China’s communist leaders are fighting to halt the spread of western political and cultural influences, especially amongst intellectuals and the young, but the indications are that they are out of their depth and uncertain of how to handle the problem.
The government of strongman Teng Hsiaoping has always said that it faces threats from both ends of the political spectrum — western-influenced liberals (rightists), and Maoist radicals (leftists).
The leftists, mostly officials who rose to power during the last decade of chairman mao’s life, pose a bigger immediate threat to Teng’s position, but they are a known quantity, easy to pick out and not too difficult to purge.
“rightism”, or liberalism, is a bigger threat in the long- term because it questions not only the present policies of the communist party, but also the very basis by which the party maintains its grip on power.
Insidious liberal ideas — such things as freedom of speech, humanism, the benefits of a free market economy, multi-party political systems, entertainment for entertainments’ sake, the right of the individual to decide his or her own destiny — are undeniably attractive.
The fact that the Chinese communist party views these things as a threat is a clear indication of the political gulf which seperates China from the west.
The west is naturally blamed for the spread of liberal ideas, although the real cause is more likely to be the widespread disillusionment in China with socialism.
“since China began its “open door” policy (in 1979) two kinds of ‘germs’ have made their way into the country,” an official magazine, the Peking Review, said yesterday.
“the first are publications, video tapes and films with pornographic and violent content. their corrosive role is obvious and it is easy for people to recognise them.

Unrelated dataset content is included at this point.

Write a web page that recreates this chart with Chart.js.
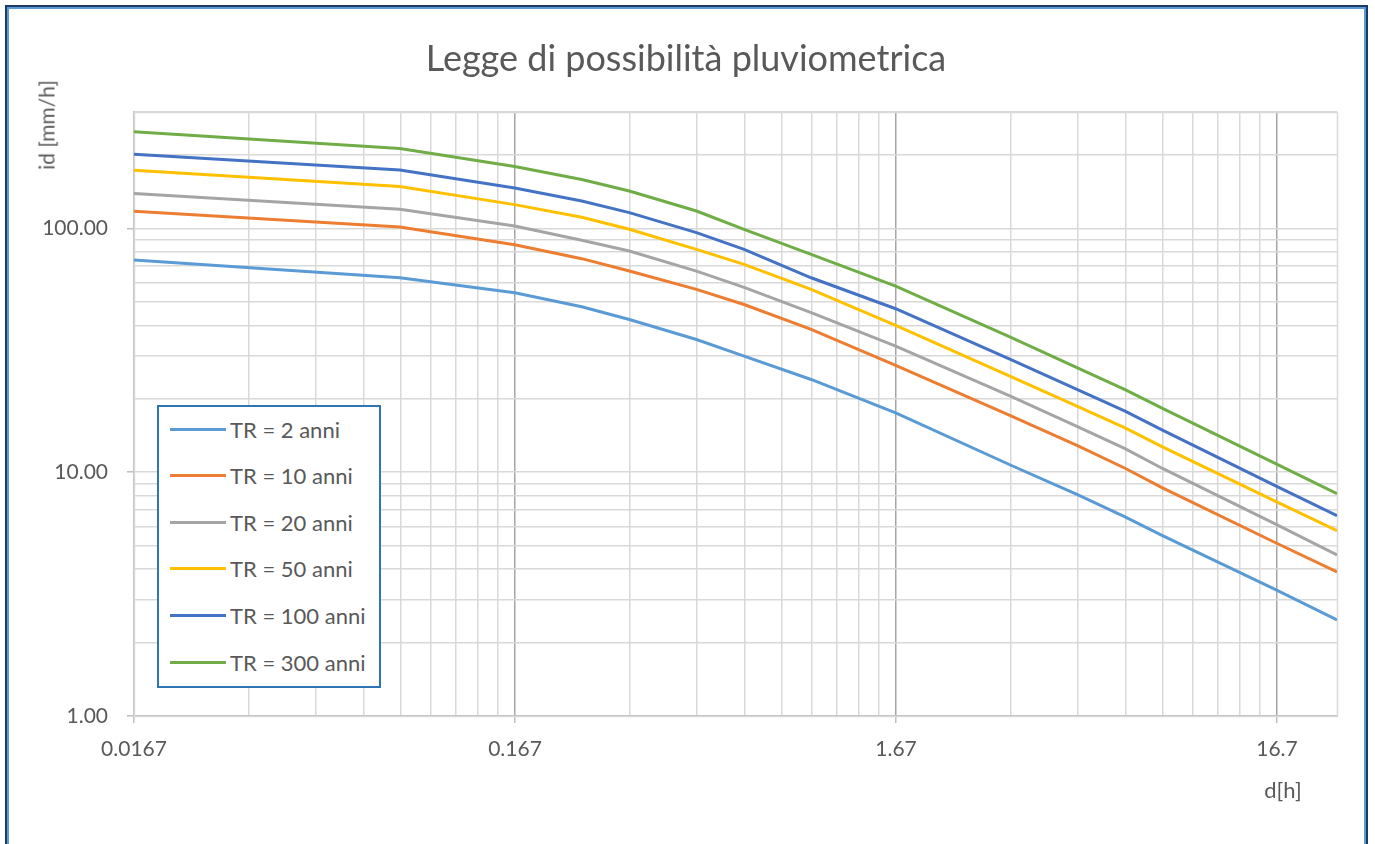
<!DOCTYPE html>
<html>
<head>
<meta charset="utf-8">
<title>Legge di possibilità pluviometrica</title>
<script src="https://cdn.jsdelivr.net/npm/chart.js@4.4.1/dist/chart.umd.min.js"></script>
<style>
    html, body { margin: 0; padding: 0; background: #fff; }
    body { width: 1375px; height: 844px; overflow: hidden; position: relative; font-family: 'Lato', 'Open Sans', sans-serif; color: #595959; }
    #chartWrap { position: absolute; left: 0; top: 0; width: 1375px; height: 844px; }
    #frame { position: absolute; left: 5px; top: 5px; width: 1363px; height: 900px; box-sizing: border-box; border: 2px solid #1f3864; box-shadow: inset 0 0 0 2px #5b9bd5; pointer-events: none; }
    #title { position: absolute; left: 686px; top: 57px; transform: translate(-50%, -50%); font-size: 36px; white-space: nowrap; }
    #yTitle { position: absolute; left: 46px; top: 125px; transform: translate(-50%, -50%) rotate(-90deg); font-size: 21px; white-space: nowrap; }
    #xTitle { position: absolute; left: 1283px; top: 789px; transform: translate(-50%, -50%); font-size: 22px; white-space: nowrap; }
    #legend { position: absolute; left: 157px; top: 405px; width: 224px; height: 283px; box-sizing: border-box; border: 2px solid #2e75b6; background: #fff; }
    .item { position: absolute; left: 11px; height: 26px; display: flex; align-items: center; font-size: 22px; white-space: nowrap; }
    .item .swatch { width: 56px; height: 3px; margin-right: 4px; }
</style>
</head>
<body>
<div id="chartWrap"><canvas id="lppChart" width="1375" height="844"></canvas></div>
<div id="title">Legge di possibilità pluviometrica</div>
<div id="yTitle">id [mm/h]</div>
<div id="xTitle">d[h]</div>
<div id="legend"></div>
<div id="frame"></div>

<script>
// ===== DATA =====
// durata d [h]
const durations = [0.0167, 0.0833, 0.1667, 0.25, 0.3333, 0.5, 0.6667, 1, 1.6667, 3.3333, 5, 6.6667, 8.3333, 16.6667, 24];

// intensità id [mm/h] per tempo di ritorno
const tr2   = [74.1, 62.7, 54.4, 47.7, 42.3, 35.0, 29.9, 24.0, 17.5, 10.7, 8.08, 6.56, 5.51, 3.28, 2.48];
const tr10  = [117.4, 101.2, 85.7, 75.1, 66.8, 56.2, 48.7, 38.5, 27.4, 17.06, 12.85, 10.38, 8.64, 5.11, 3.90];
const tr20  = [138.8, 119.7, 102.2, 89.3, 80.7, 66.8, 57.25, 45.1, 32.9, 20.5, 15.38, 12.49, 10.38, 6.09, 4.58];
const tr50  = [173.0, 148.4, 125.1, 111.0, 99.1, 82.0, 71.2, 56.2, 40.0, 24.7, 18.6, 15.2, 12.73, 7.56, 5.75];
const tr100 = [201.3, 173.5, 146.4, 129.5, 116.0, 96.0, 82.0, 62.7, 46.8, 29.0, 21.8, 17.8, 14.9, 8.74, 6.63];
const tr300 = [248.7, 212.5, 179.2, 158.5, 142.3, 117.8, 99.1, 78.2, 57.9, 35.8, 26.8, 21.82, 18.32, 10.79, 8.16];

const seriesLabels = ['TR = 2 anni', 'TR = 10 anni', 'TR = 20 anni', 'TR = 50 anni', 'TR = 100 anni', 'TR = 300 anni'];
const seriesColors = ['#5B9BD5', '#ED7D31', '#A5A5A5', '#FFC000', '#4472C4', '#70AD47'];

// tick labels
const xTickValues = [0.0167, 0.167, 1.67, 16.7];
const xTickLabels = ['0.0167', '0.167', '1.67', '16.7'];
const yTickValues = [1, 10, 100];
const yTickLabels = ['1.00', '10.00', '100.00'];

const xMin = 0.0167, xMax = 24;
const yMin = 1, yMax = 300;

// ===== CHART.JS CONFIGURATION =====
Chart.defaults.font.family = "'Lato', 'Open Sans', sans-serif";
Chart.defaults.font.size = 21;
Chart.defaults.color = '#595959';

function isMajor(value, majors) {
    return majors.some(m => Math.abs(value / m - 1) < 1e-6);
}

// major + minor grid positions (1..9 per decade)
function logGrid(majors, max) {
    const out = [];
    majors.forEach(m => {
        for (let k = 1; k <= 9; k++) {
            const v = m * k;
            if (v <= max * 1.0001) out.push({ value: v });
        }
    });
    return out;
}

const plotBorder = {
    id: 'plotBorder',
    beforeDatasetsDraw(chart) {
        const a = chart.chartArea;
        const ctx = chart.ctx;
        ctx.save();
        ctx.strokeStyle = '#d9d9d9';
        ctx.lineWidth = 1.5;
        ctx.strokeRect(a.left + 0.5, a.top + 0.5, a.right - a.left, a.bottom - a.top);
        ctx.restore();
    }
};

const datasets = [tr2, tr10, tr20, tr50, tr100, tr300].map((vals, i) => ({
    label: seriesLabels[i],
    data: durations.map((d, j) => ({ x: d, y: vals[j] })),
    borderColor: seriesColors[i],
    backgroundColor: seriesColors[i],
    borderWidth: 3,
    pointRadius: 0,
    tension: 0,
    fill: false
}));

const lppChart = new Chart(document.getElementById('lppChart'), {
    type: 'line',
    data: { datasets: datasets },
    plugins: [plotBorder],
    options: {
        responsive: false,
        animation: false,
        layout: { padding: { left: 0, top: 112, right: 38, bottom: 0 } },
        plugins: {
            legend: { display: false },
            title: { display: false },
            tooltip: { enabled: false }
        },
        scales: {
            x: {
                type: 'logarithmic',
                min: xMin,
                max: xMax,
                afterBuildTicks: s => { s.ticks = logGrid(xTickValues, xMax); },
                afterFit: s => { s.height = 128; },
                border: { display: true, color: '#bfbfbf', width: 1.5 },
                grid: {
                    color: c => isMajor(c.tick.value, xTickValues) ? '#a6a6a6' : '#d9d9d9',
                    lineWidth: 1.5,
                    tickColor: c => isMajor(c.tick.value, xTickValues) ? '#bfbfbf' : 'rgba(0,0,0,0)',
                    tickLength: 7
                },
                ticks: {
                    autoSkip: false,
                    maxRotation: 0,
                    padding: 14,
                    callback: function (value) {
                        const i = xTickValues.findIndex(m => Math.abs(value / m - 1) < 1e-6);
                        return i >= 0 ? xTickLabels[i] : '';
                    }
                }
            },
            y: {
                type: 'logarithmic',
                min: yMin,
                max: yMax,
                afterBuildTicks: s => { s.ticks = logGrid(yTickValues, yMax); },
                afterFit: s => { s.width = 134; },
                border: { display: true, color: '#bfbfbf', width: 1.5 },
                grid: {
                    color: '#d9d9d9',
                    lineWidth: 1.5,
                    tickColor: c => isMajor(c.tick.value, yTickValues) ? '#bfbfbf' : 'rgba(0,0,0,0)',
                    tickLength: 7
                },
                ticks: {
                    autoSkip: false,
                    padding: 19,
                    callback: function (value) {
                        const i = yTickValues.findIndex(m => Math.abs(value / m - 1) < 1e-6);
                        return i >= 0 ? yTickLabels[i] : '';
                    }
                }
            }
        }
    }
});

// ===== LEGEND =====
const legendEl = document.getElementById('legend');
lppChart.data.datasets.forEach((ds, i) => {
    const row = document.createElement('div');
    row.className = 'item';
    row.style.top = (9 + i * 46.6) + 'px';
    row.innerHTML = '<span class="swatch" style="background:' + ds.borderColor + '"></span><span>' + ds.label + '</span>';
    legendEl.appendChild(row);
});
</script>
</body>
</html>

“the other kind (of germ) appears in the form of academic and artistic works. the fact is that the latter has caused more serious decay,” it said.
The ideas of jean-paul satre and sigmund freud have been singled out for criticism in recent weeks, and the western liberal concept that the interests of the individual come before those of the state is constantly under attack.
The video tapes and pornographic magazines have been given much attention in the official Chinese press, simply because they are western imports which everyone can agree are harmful.
There is less unanimity on the alleged “decadent” trends in literature and the arts in China.
The party hardliners have put the fear of marx, as it were, into all cultural workers over the past few weeks, in an attempt to stop western styles creeping into such things as variety shows, novels and films.
But many writers and artists appear to be simply going through the motions of supporting this drive against “spiritual pollution”. large numbers no doubt continue to support the view that culture in China will never flourish until the party stops interfering.
other problems are blamed on bourgeouis decadent influences too: the increasingly widespread attitude that “money is everything”, an upsurge in gambling in the countryside, long hair and bell-bottom trousers, increasing interest in religion, disco music….
But in terms of the wider political debate on liberalism versus socialism, the cultural question and the crackdown on porno movies are really a red herring.
The communist party is most worried about maintaining its long-term position, and sees the huge and growing interest in western ideas as a direct threat — as it is.
The problem is, however, that no amount of strident propogandising can stop that interest, and the source of the polluting ideas, the “open-door” economic policy, is unlikely to be closed again.
China needs the money too much.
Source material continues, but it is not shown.